The Design Of High-frequency Photoconductivity Decay Minority Carrier Lifetime Tester

As the microelectronics industry development, the quality of the materials and devices have higher requirements, the measurement of minority carrier lifetime is treated more seriously. Minority carrier lifetime is an important parameter for semiconductor materials and devices, which have an impact to the forward voltage drop of semiconductor devices, switching speed and diodes'luminous efficiency. Therefore, it is of great significance for the semiconductor device manufacturing and other industries to measure the parameter accurately.There are many minority carrier lifetime test methods, including the DC photoconductivity decay, quasi-steady state photoconductivity decay, high-frequency photoconductivity decay and the microwave reflection photoconductive decay.

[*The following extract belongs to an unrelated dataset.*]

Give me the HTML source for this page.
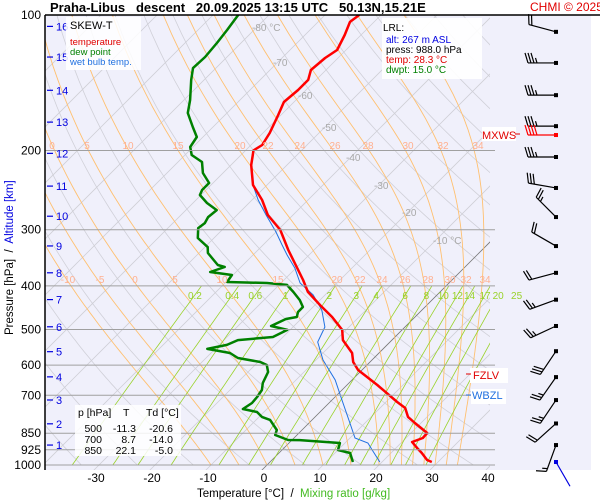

The article have a comparative analysis to the several representative minority carrier lifetime method, and concluded that high-frequency photoconductivity decay most suitable for laboratory research. The advantage is less demonding of the geometry of the sample, do not have to make ohmic contact and also non-contact, non-destructive to measure the samples' minority carrier lifetime, less sample contamination.This paper focuses on high-frequency photoconductivity decay minority carrier lifetime test system. Test system consists of analog circuit and microcontroller parts. The analog circuits parts include 20MHz high-frequency source generating circuit, power amplifier circuit, and the detector circuit. MCU PIC16F877 microcontroller is the core selection, which is responsible for signal acquisition, data analysis and data output. SPI mode and I2C mode of the MSSP module, CCP module's input capture mode and PWM output mode have been used. The system software design use MPLAB IDE v8.10 and C programming language.The designed high-frequency source circuit can produce 20MHz sine wave, the peak after peak value can up to±5V through sine wave power amplifier, the microcontroller program debugging is correct, and finally making into the PCB. By testing and debugging, the circuit can generate 20MHz,±2.5V sine wave, it can get the basic design requirements. However, the waveform is not stability for the reason of high-frequency source. The improved method is to separate high-frequency source into a single PCB with a metal seal.